Hunger Games?

Posted by on Aug 9, 2012 in education, Parenting, Uncategorized | 0 comments

I have just finished reading the first  book of The Hunger Games trilogy by Suzanne Collins and enjoyed every page.  I was reluctant to start as it is not the usual kind of book I like to read but I felt it very important to be ‘in the loop’ about this series as I am set to teach 4th Grade in September. The Hunger Games has been a hot topic this past academic year amongst teachers and parents – is this story appropriate for  a 9/10 year old?  Scholastic rates the book as grade 5.3 for ages 11-13.

I confess Peter, my 9 year old, read the book before I did. Yes, I broke the golden rule taught at teachers’ college and recommended to all parents – check out the video, picture book, website BEFORE you allow your child to have it. I mention this because, as you know, this blog is about honest parenting.  The situation here was an extended trip alone with my two rambunctious boys who I decided to take to Waterstone’s bookstore for some much needed calming down. Of course Peter immediately wanted something that he wasn’t sure he was allowed to have. Seeing as he had given me 10 minutes of shopping time in Whistles, I was feeling the need to compromise!  He loves to read and I have known him to pick up the newspaper and other books with adult content and put them down quickly if he is not comfortable.  Having said all that I had already talked to many parents and teachers who are like minded souls, heard their thoughts and was less alarmed about a book where the story involved “children killing each other”. I also read an article by Jinnie Spiegler ‘Should I let my 10 year old read the Hunger Games’.

As a teacher I have to follow school guidelines and tend to air on the side of caution. As a parent it is purely a personal choice and one of the many responsibilities we all take on.  Again, I think we should all make our own personal choice and not judge another parent for feeling differently.  As Jinnie Spiegler says in her article, which I highly recommend you read (as well as the book of course!), it is rare to find such a strong female protagonist and there are so many opportunities for important discussions with your child.
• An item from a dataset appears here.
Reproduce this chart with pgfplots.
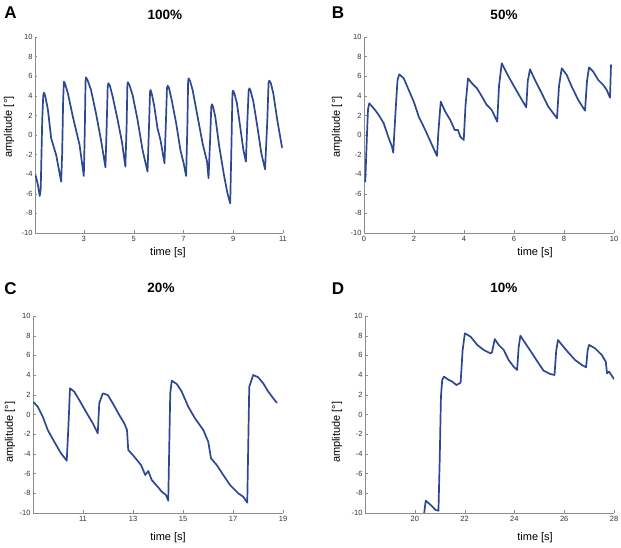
\documentclass[border=0pt]{standalone}
\usepackage{pgfplots}
\pgfplotsset{compat=1.18}
\usepackage{fontspec}
\setmainfont{Liberation Sans}
\definecolor{blueline}{RGB}{44,72,146}
\definecolor{axgray}{RGB}{140,140,140}
\pgfplotsset{every axis title shift=0pt,
 trace/.style={blueline, line width=1.7pt, line join=round, line cap=round, no markers},
 panel/.style={
  scale only axis, anchor=south west,
  axis x line*=bottom, axis y line*=left,
  axis line style={draw=axgray,-},
  tick style={draw=axgray}, tick align=inside, major tick length=2.5pt,
  ymin=-10, ymax=10, ytick={-10,-8,...,10},
  /pgf/number format/assume math mode=true,
  tick label style={font=\fontsize{7.5}{8}\selectfont, text=black!80},
  yticklabel style={xshift=1pt},
  label style={font=\fontsize{11}{12}\selectfont},
  title style={font=\fontsize{13.5}{14}\selectfont\bfseries, anchor=center},
  xlabel={time [s]}, ylabel={amplitude [°]},
}}
\begin{document}
\begin{tikzpicture}
\useasboundingbox (0pt,0pt) rectangle (621pt,548pt);
% Panel A
\begin{axis}[panel, at={(35pt,315pt)}, width=248pt, height=196pt,
  xmin=1.04, xmax=11, xtick={3,5,7,9,11},
  title={100\%}, title style={at={(axis description cs:0.524,1.112)}},
  xlabel style={at={(axis description cs:0.536,-0.102)}, anchor=center},
  ylabel style={at={(axis description cs:-0.105,0.54)}, anchor=center}]
\addplot[trace] coordinates {
(1.07,-4.18)(1.15,-5.0)(1.23,-6.22)(1.27,-5.5)(1.33,1.5)(1.37,4.0)(1.40,4.32)(1.45,4.0)(1.56,2.55)(1.69,-0.34)(1.89,-2.04)(2.09,-4.76)
(2.13,-2.0)(2.17,3.5)(2.20,5.44)(2.25,5.2)(2.36,4.26)(2.56,1.87)(2.83,-1.02)(3.00,-4.18)
(3.04,0.5)(3.07,5.5)(3.09,5.88)(3.15,5.6)(3.29,4.59)(3.49,2.21)(3.69,-0.51)(3.87,-3.30)
(3.92,1.0)(3.96,5.0)(3.99,5.28)(4.05,5.0)(4.16,3.91)(4.36,1.53)(4.53,-0.68)(4.67,-3.23)
(4.72,1.0)(4.75,5.1)(4.77,5.38)(4.83,5.1)(4.96,4.08)(5.16,1.53)(5.36,-1.53)(5.56,-3.74)
(5.62,1.0)(5.66,4.4)(5.68,4.59)(5.73,4.2)(5.83,2.95)(5.96,0.68)(6.08,-0.51)(6.24,-2.89)
(6.30,1.5)(6.34,4.8)(6.37,5.03)(6.42,4.8)(6.53,3.57)(6.71,1.19)(6.88,-1.53)(7.01,-2.89)(7.11,-4.18)
(7.16,1.0)(7.19,5.5)(7.21,5.78)(7.27,5.5)(7.37,4.59)(7.57,1.87)(7.77,-0.85)(7.95,-2.72)(8.01,-4.42)
(8.08,0.0)(8.12,2.9)(8.15,3.13)(8.19,2.9)(8.28,1.87)(8.44,-1.19)(8.64,-4.25)(8.77,-5.95)(8.88,-6.97)
(8.93,-1.0)(8.97,4.3)(8.99,4.52)(9.04,4.3)(9.15,3.23)(9.28,0.85)(9.41,-1.53)(9.51,-2.72)
(9.57,1.5)(9.62,4.5)(9.65,4.76)(9.70,4.5)(9.81,3.40)(9.97,0.85)(10.13,-1.87)(10.28,-3.50)
(10.37,1.5)(10.42,5.3)(10.45,5.54)(10.51,5.3)(10.61,4.25)(10.77,1.53)(10.96,-1.26)
};
\end{axis}
% Panel B
\begin{axis}[panel, at={(364pt,315pt)}, width=250pt, height=196pt,
  xmin=0, xmax=10, xtick={0,2,...,10},
  title={50\%}, title style={at={(axis description cs:0.56,1.112)}},
  xlabel style={at={(axis description cs:0.684,-0.102)}, anchor=center},
  ylabel style={at={(axis description cs:-0.108,0.54)}, anchor=center}]
\addplot[trace] coordinates {
(0.05,-4.76)(0.09,-2.0)(0.12,0.17)(0.16,2.6)(0.21,3.23)(0.39,2.72)(0.59,2.04)(0.79,1.19)(0.99,-0.34)(1.12,-1.19)(1.17,-1.80)
(1.23,1.0)(1.29,3.57)(1.34,5.6)(1.41,6.19)(1.59,5.78)(1.79,4.59)(1.99,3.40)(2.19,1.87)(2.45,0.51)(2.72,-1.02)(2.92,-2.14)
(2.98,0.5)(3.07,3.40)(3.25,2.38)(3.45,1.53)(3.63,0.51)(3.76,0.51)(3.85,-0.17)(3.99,-0.51)
(4.06,3.0)(4.16,5.78)(4.32,5.27)(4.52,4.76)(4.72,3.91)(4.90,3.1)(5.11,2.55)(5.33,1.36)
(5.40,5.0)(5.51,7.32)(5.71,6.30)(5.97,5.10)(6.24,3.91)(6.49,2.82)
(6.55,5.5)(6.64,6.70)(6.84,5.61)(7.11,4.25)(7.37,2.89)(7.72,1.70)
(7.80,5.0)(7.91,6.81)(8.11,6.12)(8.31,4.93)(8.57,3.57)(8.84,2.48)
(8.92,5.5)(9.00,6.90)(9.17,6.46)(9.37,5.61)(9.57,5.10)(9.71,4.59)(9.84,3.81)(9.88,7.14)
};
\end{axis}
% Panel C
\begin{axis}[panel, at={(33pt,35pt)}, width=250pt, height=197pt,
  xmin=9, xmax=19, xtick={11,13,...,19},
  title={20\%}, title style={at={(axis description cs:0.512,1.142)}},
  xlabel style={at={(axis description cs:0.54,-0.127)}, anchor=center},
  ylabel style={at={(axis description cs:-0.092,0.41)}, anchor=center}]
\addplot[trace] coordinates {
(9.03,1.24)(9.19,0.79)(9.39,-0.22)(9.59,-1.57)(9.85,-2.76)(10.12,-3.94)(10.35,-4.69)
(10.42,-1.0)(10.48,2.66)(10.65,2.32)(10.85,1.47)(11.12,0.28)(11.39,-0.89)(11.59,-1.91)
(11.65,1.14)(11.79,2.15)(11.99,1.98)(12.19,1.14)(12.45,-0.05)(12.65,-0.89)(12.76,-1.57)
(12.81,-3.60)(13.05,-4.28)(13.32,-5.13)(13.49,-6.14)(13.61,-5.74)(13.75,-6.65)(14.04,-7.49)
(14.15,-7.84)(14.32,-8.17)(14.41,-8.75)(14.49,2.15)(14.55,3.43)(14.75,3.10)(14.95,2.32)
(15.21,0.79)(15.48,-0.39)(15.81,-1.57)(16.01,-2.76)(16.12,-4.45)(16.35,-5.13)(16.61,-6.14)
(16.88,-7.16)(17.21,-8.0)(17.41,-8.35)(17.57,-8.95)(17.65,2.82)(17.81,4.01)(18.01,3.77)
(18.21,3.16)(18.41,2.32)(18.61,1.64)(18.75,1.20)
};
\end{axis}
% Panel D
\begin{axis}[panel, at={(365pt,35pt)}, width=249pt, height=197pt,
  xmin=18, xmax=28, xtick={20,22,...,28},
  title={10\%}, title style={at={(axis description cs:0.558,1.142)}},
  xlabel style={at={(axis description cs:0.683,-0.127)}, anchor=center},
  ylabel style={at={(axis description cs:-0.112,0.41)}, anchor=center}]
\addplot[trace] coordinates {
(20.36,-10.5)(20.40,-9.5)(20.44,-8.75)(20.64,-9.19)(20.84,-9.70)(20.95,-9.77)
(21.0,-4.62)(21.05,1.81)(21.10,3.5)(21.17,3.84)(21.37,3.50)(21.51,3.33)(21.67,2.99)(21.84,3.23)
(21.92,6.5)(22.01,8.24)(22.24,7.90)(22.51,7.06)(22.77,6.55)(23.04,6.21)(23.10,6.3)
(23.21,7.66)(23.37,7.06)(23.57,6.55)(23.77,5.53)(23.97,4.85)(24.11,4.52)
(24.17,6.8)(24.24,8.0)(24.44,7.23)(24.71,6.21)(24.97,5.2)(25.17,4.45)(25.44,4.11)(25.61,4.01)
(25.68,6.5)(25.75,7.56)(25.97,6.88)(26.17,6.28)(26.44,5.53)(26.71,5.03)(26.88,4.79)
(26.94,6.5)(27.0,7.06)(27.24,6.72)(27.51,6.04)(27.67,5.36)(27.72,4.18)(27.80,4.35)(28.0,3.60)
};
\end{axis}
% panel letters
\node[font=\fontsize{17}{18}\selectfont\bfseries] at (10.5pt,535pt) {A};
\node[font=\fontsize{17}{18}\selectfont\bfseries] at (338pt,535pt) {B};
\node[font=\fontsize{17}{18}\selectfont\bfseries] at (10.5pt,259pt) {C};
\node[font=\fontsize{17}{18}\selectfont\bfseries] at (338pt,259pt) {D};
\end{tikzpicture}
\end{document}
The book  has a strong anti-war message and you are lead to experience the emotional and physical consequences of violence and oppression through the eyes of Katniss, the main character.  This article also talks about the dangers of banning your child from reading a book, we all know how alluring the forbidden can be, and gives excellent guidelines to help with deciding if a book is appropriate or not.

You may also have a child like mine who read The Hunger Games and many of the emotional issues that tugged on my heartstrings, went over his head.  As adults I feel we not only under estimate what our children are capable of processing but also how nature protects them by not developing a sense of empathy too young.  The question is what to expose them to and when. Yes, I want my children to be protected and carefree for as long as possible.  I want them to enjoy their childhood and maintain their innocence but at the same time I want them to understand the world we are in today and give them the chance to make choices, form opinions and set boundaries for themselves. I want to be there alongside them whether it be reading The Hunger Games, playing Minecraft or going on Facebook (not yet but soon I’m guessing!)  And if your child turns on that channel, opens that book or you catch them playing Grand Theft Auto – yes me again – it’s a learning opportunity, a teachable moment and a chance to have an honest conversation with your child.